As representation in media became a more prominent subject, the Bechdel Test followed suit as the metric with which to measure it. The increase in internet usage in the 2000s created a platform for the test to gain traction. This traction continued into the following decades, and in 2020, the term was added to Merriam-Webster’s Dictionary. What started as a spoof-like comic strip in a radical feminist newspaper had become the most popular criterion for representation, any representation, in modern media. In the context of 1985’s film landscape, this test was revolutionary and thought-provoking. However, the media range of 2023 contains vastly more layers to its representation. The conversations had by film critics and moviegoers alike are more complex, and a test as simple as the Bechdel-Wallace test no longer satisfies.

 In a 2023 interview with The Guardian, Bechdel herself stated, “It was a joke. I didn’t ever intend for it to be the real gauge it has become and it’s hard to keep talking about it over and over.” She also brings up that it has become so mainstream that feature filmmakers calculatedly fulfill the test criteria. She says, “What’s really dismaying now is the way so many movies cynically try to take shortcuts and feature strong female characters – but they just have a veneer of strength and they’re still not fully developed characters.” The test is so simplistic that a movie can easily and intentionally boast its passing without a commitment to representation. Movies like Goodfellas (1990) and The Wolf of Wall Street (2013) pass the Bechdel-Wallace test. The Wolf of Wall Street features female characters as extensions of the spotlit men and contains misogynistic and objectifying messages about women. Goodfellas centers around the lives of men and barely touches on the women in their lives and how the men’s lives of crime affect them. Only through technicalities do they both pass. 
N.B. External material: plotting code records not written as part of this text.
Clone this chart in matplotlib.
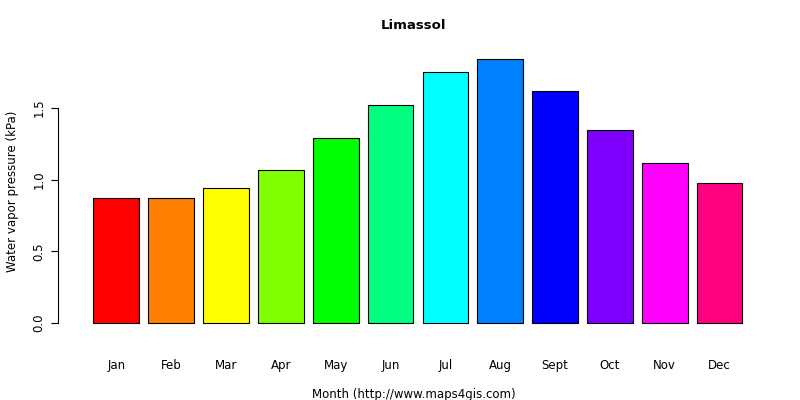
import matplotlib
matplotlib.use("Agg")
import matplotlib.pyplot as plt
import colorsys

months = ["Jan","Feb","Mar","Apr","May","Jun","Jul","Aug","Sept","Oct","Nov","Dec"]
values = [0.87,0.87,0.94,1.07,1.29,1.52,1.75,1.84,1.62,1.35,1.12,0.98]
yticks = [0.0,0.5,1.0,1.5]

colors = [colorsys.hsv_to_rgb(i/12,1,1) for i in range(12)]
fig = plt.figure(figsize=(8,4), dpi=100)
ax = fig.add_axes([0.0725,0.166,0.961-0.0725,0.878-0.166])
xs = [0.7+1.2*i for i in range(12)]
ax.bar(xs, values, width=1, color=colors, edgecolor="black", linewidth=0.8)
n = 14.4
ax.set_xlim(-0.04*n, n*1.04)
top = max(values)
ax.set_ylim(-0.04*top, top*1.04)
for s in ["top","right","bottom"]:
    ax.spines[s].set_visible(False)
ax.spines["left"].set_bounds(0,1.5)
ax.set_yticks(yticks)
ax.set_yticklabels([f"{v:.1f}" for v in yticks], rotation=90, va="center", fontsize=8.5)
ax.set_xticks(xs)
ax.set_xticklabels(months, fontsize=8.5)
ax.tick_params(axis="x", length=0, pad=18)
ax.tick_params(axis="y", length=5, pad=4)
ax.set_title("Limassol", fontsize=9.5, fontweight="bold", pad=14)
ax.set_xlabel("Month (http://www.maps4gis.com)", fontsize=8.5, labelpad=12)
ax.set_ylabel("Water vapor pressure (kPa)", fontsize=8.5, labelpad=10)
fig.savefig("out.png", dpi=100)
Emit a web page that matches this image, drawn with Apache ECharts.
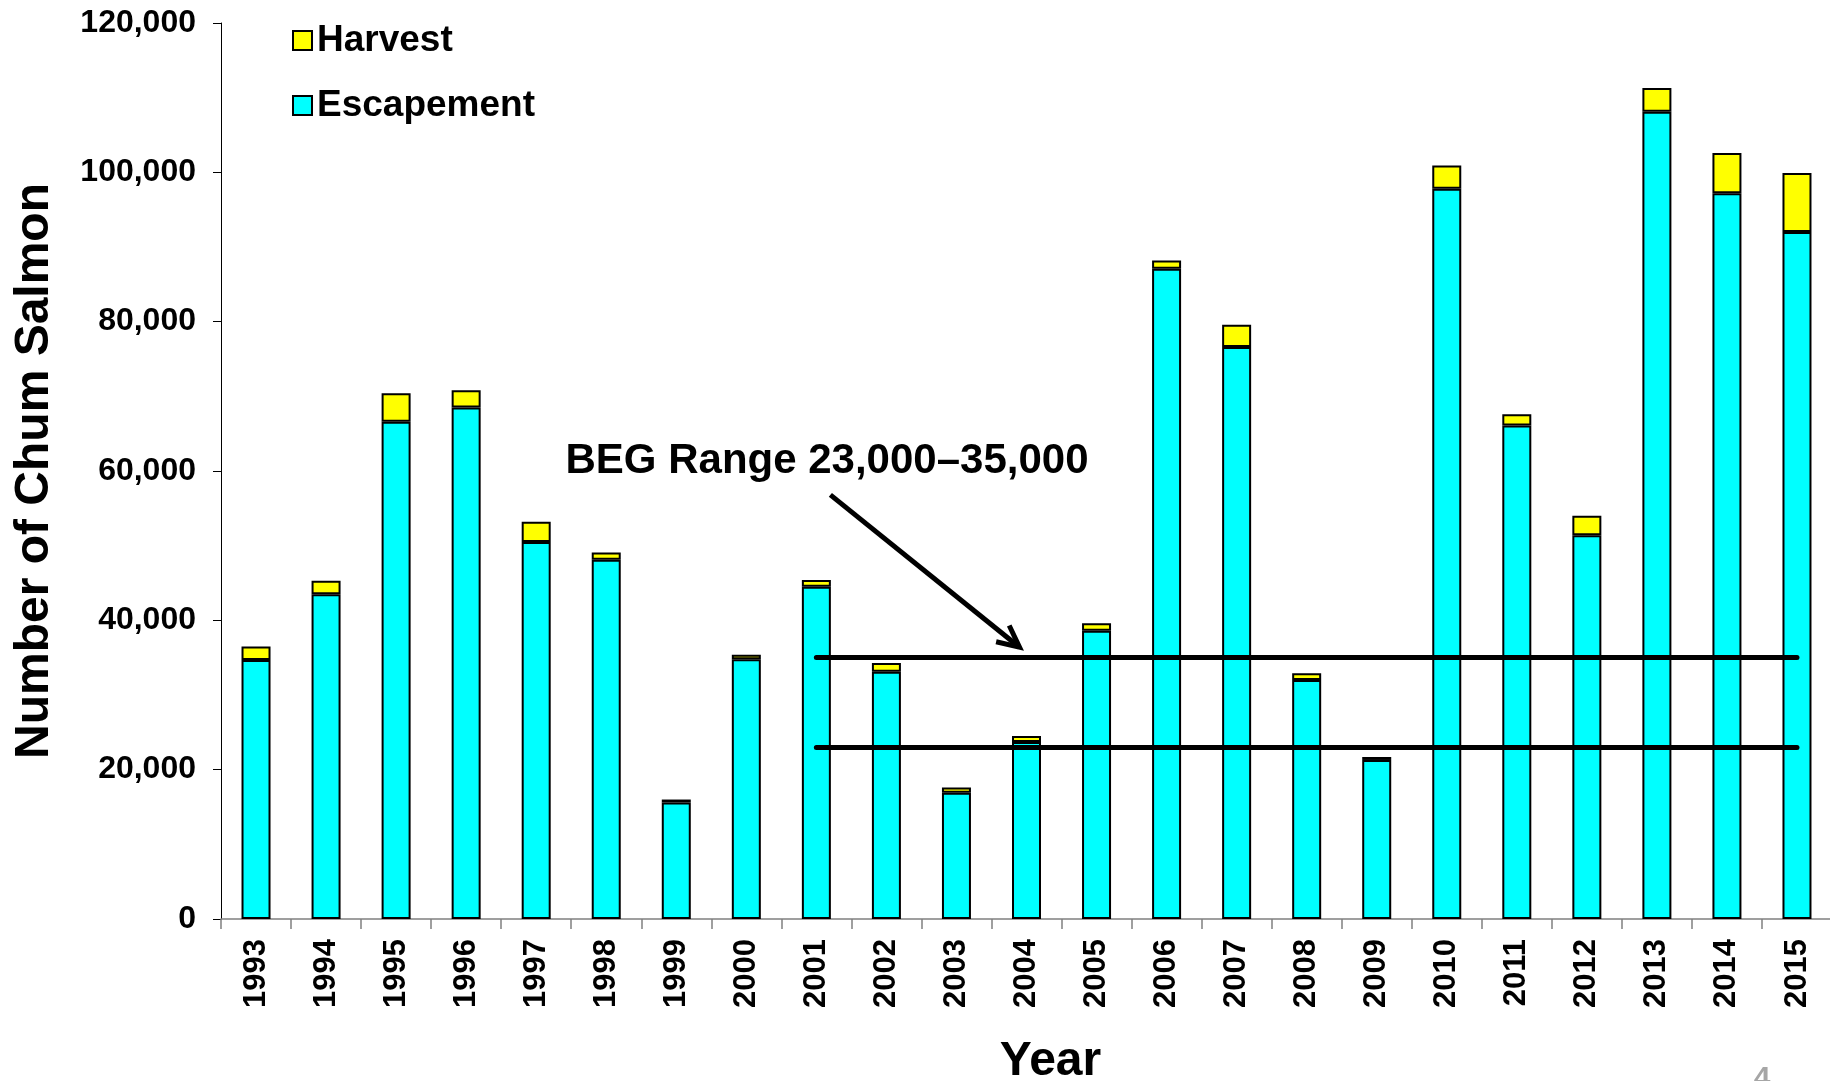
<!DOCTYPE html>
<html>
<head>
<meta charset="utf-8">
<script src="https://cdn.jsdelivr.net/npm/echarts@6/dist/echarts.min.js"></script>
<style>
  html, body { margin: 0; padding: 0; background: #fff; }
  #chart { width: 1830px; height: 1081px; }
</style>
</head>
<body>
<div id="chart"></div>
<script>
const years = ['1993','1994','1995','1996','1997','1998','1999','2000','2001','2002','2003','2004','2005','2006','2007','2008','2009','2010','2011','2012','2013','2014','2015'];
const escapement = [34700, 43500, 66600, 68500, 50500, 48100, 15600, 34800, 44500, 33100, 16900, 23700, 38600, 87100, 76600, 32000, 21300, 97800, 66100, 51400, 108100, 97200, 92000];
const harvest = [1800, 1800, 3800, 2300, 2700, 1000, 400, 600, 900, 1200, 700, 800, 1000, 1100, 3000, 900, 400, 3100, 1500, 2600, 3200, 5400, 7900];
const begLow = 23000;
const begHigh = 35000;
const begStartYear = '2001';
const begEndYear = '2015';
const yTicks = [0, 20000, 40000, 60000, 80000, 100000, 120000];
// arrow annotation in data space: [category index, value]
const arrowFrom = [8.2, 56800];
const arrowTo = [10.9, 36400];

const FONT = '"Liberation Sans", Arial, sans-serif';
const chart = echarts.init(document.getElementById('chart'));

const option = {
  animation: false,
  backgroundColor: '#ffffff',
  grid: { left: 221, top: 23, width: 1611, height: 896, containLabel: false, outerBoundsMode: 'none' },
  legend: {
    orient: 'vertical',
    left: 287,
    top: 17,
    icon: 'rect',
    itemWidth: 19,
    itemHeight: 19,
    itemGap: 28,
    data: ['Harvest', 'Escapement'],
    itemStyle: { borderColor: '#000', borderWidth: 2 },
    textStyle: { fontFamily: FONT, fontWeight: 'bold', fontSize: 37, color: '#000' }
  },
  xAxis: {
    type: 'category',
    data: years,
    name: 'Year',
    nameLocation: 'middle',
    nameGap: 119,
    nameTextStyle: { fontFamily: FONT, fontWeight: 'bold', fontSize: 48, color: '#000', padding: [0, 0, 0, 48] },
    axisLine: { lineStyle: { color: '#808080', width: 1.5 } },
    axisTick: { show: true, length: 10, lineStyle: { color: '#808080', width: 1.5 } },
    axisLabel: { rotate: 90, margin: 20, fontFamily: FONT, fontWeight: 'bold', fontSize: 31, color: '#000' }
  },
  yAxis: {
    type: 'value',
    min: yTicks[0],
    max: yTicks[yTicks.length - 1],
    interval: yTicks[1] - yTicks[0],
    name: 'Number of Chum Salmon',
    nameLocation: 'middle',
    nameRotate: 90,
    nameGap: 162,
    nameTextStyle: { fontFamily: FONT, fontWeight: 'bold', fontSize: 48, color: '#000' },
    axisLine: { show: true, lineStyle: { color: '#000', width: 1 } },
    axisTick: { show: true, length: 8, lineStyle: { color: '#000', width: 1 } },
    splitLine: { show: false },
    axisLabel: {
      margin: 25,
      fontFamily: FONT, fontWeight: 'bold', fontSize: 32, color: '#000',
      formatter: v => v.toLocaleString('en-US')
    }
  },
  series: [
    {
      name: 'Escapement',
      type: 'bar',
      stack: 'total',
      barWidth: 29,
      data: escapement,
      itemStyle: { color: '#00FFFF', borderColor: '#000', borderWidth: 2 },
      markLine: {
        silent: true,
        symbol: 'none',
        label: { show: false },
        lineStyle: { color: '#000', width: 5, type: 'solid', cap: 'round' },
        data: [
          [{ coord: [begStartYear, begHigh] }, { coord: [begEndYear, begHigh] }],
          [{ coord: [begStartYear, begLow] }, { coord: [begEndYear, begLow] }]
        ]
      }
    },
    {
      name: 'Harvest',
      type: 'bar',
      stack: 'total',
      barWidth: 29,
      data: harvest,
      itemStyle: { color: '#FFFF00', borderColor: '#000', borderWidth: 2 }
    }
  ]
};
chart.setOption(option);

function toPx(pt) {
  const i0 = Math.floor(pt[0]);
  const f = pt[0] - i0;
  const a = chart.convertToPixel({ gridIndex: 0 }, [years[i0], pt[1]]);
  const b = chart.convertToPixel({ gridIndex: 0 }, [years[i0 + 1], pt[1]]);
  return [a[0] + (b[0] - a[0]) * f, a[1]];
}
const p0 = toPx(arrowFrom);
const p1 = toPx(arrowTo);
const ang = Math.atan2(p1[1] - p0[1], p1[0] - p0[0]);
const hl = 24, ha = 0.45;
const h1 = [p1[0] - hl * Math.cos(ang - ha), p1[1] - hl * Math.sin(ang - ha)];
const h2 = [p1[0] - hl * Math.cos(ang + ha), p1[1] - hl * Math.sin(ang + ha)];

chart.setOption({
  graphic: [
    {
      type: 'line',
      shape: { x1: p0[0], y1: p0[1], x2: p1[0], y2: p1[1] },
      style: { stroke: '#000', lineWidth: 5 }
    },
    {
      type: 'polyline',
      shape: { points: [h1, p1, h2] },
      style: { stroke: '#000', lineWidth: 5, fill: null, lineJoin: 'miter' }
    },
    {
      type: 'text',
      x: 827, y: 461,
      style: {
        text: 'BEG Range 23,000\u201335,000',
        font: 'bold 42px ' + FONT,
        fill: '#000',
        textAlign: 'center',
        textVerticalAlign: 'middle'
      }
    },
    {
      type: 'text',
      x: 1762, y: 1064,
      style: {
        text: '4',
        font: 'bold 30px ' + FONT,
        fill: '#a6a6a6',
        textAlign: 'center',
        textVerticalAlign: 'top'
      }
    }
  ]
});
</script>
</body>
</html>
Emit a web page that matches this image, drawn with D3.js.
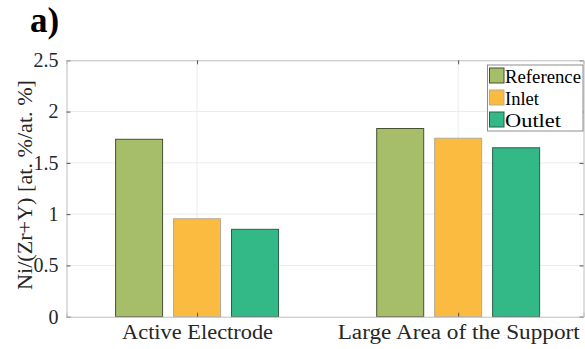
<!DOCTYPE html>
<html>
<head>
<meta charset="utf-8">
<script src="https://cdn.jsdelivr.net/npm/d3@7/dist/d3.min.js"></script>
<style>
  html, body { margin: 0; padding: 0; background: #fff; }
  svg { display: block; }
</style>
</head>
<body>
<svg id="chart" width="585" height="349"></svg>
<script>
// Ni/(Zr+Y) ratio per region and sample
const categories = ["Active Electrode", "Large Area of the Support"];
const seriesNames = ["Reference", "Inlet", "Outlet"];
const reference = [1.73, 1.835];
const inlet = [0.955, 1.74];
const outlet = [0.852, 1.647];
const yTicks = [0, 0.5, 1, 1.5, 2, 2.5];
const yTickLabels = ["0", "0.5", "1", "1.5", "2", "2.5"];

const fills = ["#a6bd6a", "#fbbb41", "#33b887"];
const edges = ["#46522f", "#b5aa95", "#2c5e4c"];
const seriesValues = [reference, inlet, outlet];

const SERIF = "'Liberation Serif', 'DejaVu Serif', serif";

const svg = d3.select("#chart");
const plotL = 66.5, plotR = 583.5, plotT = 60.3, plotB = 316.7;

const x = d3.scaleLinear().domain([0.5, 2.48]).range([plotL, plotR]);
const y = d3.scaleLinear().domain([0, 2.5]).range([plotB, plotT]);

const groupOffset = 0.222, barWidth = 0.18;

// grid
const grid = svg.append("g");
grid.selectAll("line.h").data(yTicks.slice(1, -1)).join("line")
  .attr("x1", plotL).attr("x2", plotR)
  .attr("y1", d => y(d)).attr("y2", d => y(d))
  .attr("stroke", "#ebebeb").attr("stroke-width", 1);
grid.selectAll("line.v").data(categories).join("line")
  .attr("x1", (d, i) => x(i + 1)).attr("x2", (d, i) => x(i + 1))
  .attr("y1", plotT).attr("y2", plotB)
  .attr("stroke", "#ebebeb").attr("stroke-width", 1);

// bars
const bars = [];
categories.forEach((c, ci) => {
  seriesValues.forEach((vals, si) => {
    bars.push({ ci, si, v: vals[ci] });
  });
});
svg.append("g").selectAll("rect").data(bars).join("rect")
  .attr("x", d => x(d.ci + 1 + (d.si - 1) * groupOffset - barWidth / 2))
  .attr("width", x(1 + barWidth) - x(1))
  .attr("y", d => y(d.v))
  .attr("height", d => y(0) - y(d.v))
  .attr("fill", d => fills[d.si])
  .attr("stroke", d => edges[d.si])
  .attr("stroke-width", 1);

// axes box
const axisColor = "#bdbdbd";
const leftAxis = d3.axisLeft(y).tickValues(yTicks)
  .tickFormat((d, i) => yTickLabels[i]).tickSize(-4).tickPadding(10);
const gL = svg.append("g").attr("transform", `translate(${plotL},0)`).call(leftAxis)
  .attr("font-family", null).attr("font-size", null);
gL.select(".domain").attr("stroke", axisColor);
gL.selectAll(".tick line").attr("stroke", "#555");
gL.selectAll(".tick text")
  .style("font-family", SERIF).style("font-size", "20px")
  .attr("fill", "#262626").attr("x", -8).attr("dy", "0.32em");

const rightAxis = d3.axisRight(y).tickValues(yTicks).tickFormat("").tickSize(-4);
const gR = svg.append("g").attr("transform", `translate(${plotR},0)`).call(rightAxis);
gR.select(".domain").attr("stroke", axisColor);
gR.selectAll(".tick line").attr("stroke", "#555");

const bottomAxis = d3.axisBottom(x).tickValues([1, 2])
  .tickFormat((d, i) => categories[i]).tickSize(-4).tickPadding(12);
const gB = svg.append("g").attr("transform", `translate(0,${plotB})`).call(bottomAxis)
  .attr("font-family", null).attr("font-size", null);
gB.select(".domain").attr("stroke", axisColor);
gB.selectAll(".tick line").attr("stroke", "#555");
gB.selectAll(".tick text")
  .style("font-family", SERIF).style("font-size", "20px")
  .attr("fill", "#262626")
  .attr("y", 22.5).attr("dy", 0)
  .attr("textLength", (d, i) => i === 0 ? 151 : 242)
  .attr("lengthAdjust", "spacingAndGlyphs");

const topAxis = d3.axisTop(x).tickValues([1, 2]).tickFormat("").tickSize(-4);
const gT = svg.append("g").attr("transform", `translate(0,${plotT})`).call(topAxis);
gT.select(".domain").attr("stroke", axisColor);
gT.selectAll(".tick line").attr("stroke", "#555");

// y label
svg.append("text")
  .attr("transform", `translate(32,${(80 + 290) / 2}) rotate(-90)`)
  .attr("text-anchor", "middle")
  .style("font-family", SERIF).style("font-size", "20px")
  .attr("fill", "#262626")
  .attr("textLength", 210).attr("lengthAdjust", "spacingAndGlyphs")
  .text("Ni/(Zr+Y) [at. %/at. %]");

// panel tag
svg.append("text")
  .attr("x", 30).attr("y", 32)
  .style("font-family", SERIF).style("font-size", "35px").style("font-weight", "bold")
  .attr("fill", "#000")
  .text("a)");

// legend
const lg = svg.append("g");
lg.append("rect").attr("x", 487.5).attr("y", 65).attr("width", 95.5).attr("height", 66)
  .attr("fill", "#fff").attr("stroke", "#8c8c8c").attr("stroke-width", 1);
const items = lg.selectAll("g.item").data(seriesNames).join("g")
  .attr("transform", (d, i) => `translate(0,${i * 22})`);
items.append("rect")
  .attr("x", 489.5).attr("y", 68).attr("width", 14.5).attr("height", 15)
  .attr("fill", (d, i) => fills[i]).attr("stroke", (d, i) => edges[i]).attr("stroke-width", 1);
items.append("text")
  .attr("x", 505).attr("y", 83.3)
  .style("font-family", SERIF).style("font-size", "19.5px")
  .attr("fill", "#000")
  .attr("textLength", 76).attr("lengthAdjust", "spacingAndGlyphs")
  .attr("textLength", (d, i) => [76, 34, 56][i])
  .text(d => d);
</script>
</body>
</html>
The modern breadth of representation extends far beyond the widely accepted gender binary of the 1980s. Its scope is beyond gender, even. The layers of representation are multidimensional and interwoven, and the depictions of intersections of various identities have become more significant. Issues of age representation, especially for women, have come into focus. Ten percent of movies in 2020 included male characters 60 and older; only 6% included female characters 60 and older (USA Today). Additionally, racial representation has become widely talked about, as have accurate portrayals of LGBTQ+ characters. One primary concern of those seeking representation is the worry that a qualitative test, such as the Bechdel-Wallace Test, will facilitate surface-level depictions and do nothing to curtail harmful stereotypes. The Bechdel-Wallace test functions within the dated gender binary, and films are increasingly depicting a more complex portrait of gender. 

Several new tests have been developed in recent years, including the Waithe Test, which is passed only when a film features a Black woman who exists within a position of power and is in a healthy relationship. Another, the Vito Russo Test, states that the film must contain an identifiably LGBTQ+ character not predominantly defined by their sexual orientation or gender identity. New York Times film critic Manohla Dargis coined the “Duvernay Test” after director Ava Duvernay. Dargis’ criteria include stories where “African-Americans and other minorities have fully realized lives rather than serve as scenery in white stories” (Dargin, 2016). 

These tests have yet to rise to the internet-captivating, disputed, and publicized level of the Bechdel Test. However, their discourse and presence indicate an increasingly expanded-upon world of representation– meaningful and qualitative representation– in film and television in the years to come. 


Sources

Anderson, Hephzibah. “Alison Bechdel: “the Bechdel Test Was a Joke... I Didn’t Intend for It to Become a Real Gauge.”” The Observer, 2 July 2023, www.theguardian.com/books/2023/jul/02/alison-bechdel-test-dykes-to-watch-out-for-cartoonist-interview.


Bechdel, Alison. “Bechdel Test Movie List.” Bechdeltest.com, 2019, bechdeltest.com


Dargis, Manohla. “Sundance Fights Tide with Films like ‘The Birth of a Nation.’” The New York Times, The New York Times, 29 Jan. 2016, www.nytimes.com/2016/01/30/movies/sundance-fights-tide-with-films-like-the-birth-of-a-nation


Massie, Victoria M. “Want to Measure a Film’s Diversity? Try “the DuVernay Test.”” Vox, 1 Feb. 2016, www.vox.com/2016/2/1/10888212/duvernay-test-movie-diversity.

Oliver, David. “Ageism Still Lurks in Hollywood, according to Analysis of Female Film Characters.” USA TODAY, 13 Apr. 2021, www.usatoday.com/story/entertainment/movies/2021/04/13/women-film-study-highlights-ageism-concerns-hollywood/7201257002/.


“The Numbers - Top Movies of Each Year.” The-Numbers.com, 2019, www.the-numbers.com/movies/#tab=year.


“MEDIA TESTS for DIVERSITY and REPRESENTATION.” Wide Angle Youth Media, www.wideanglemedia.org/blog/media-tests.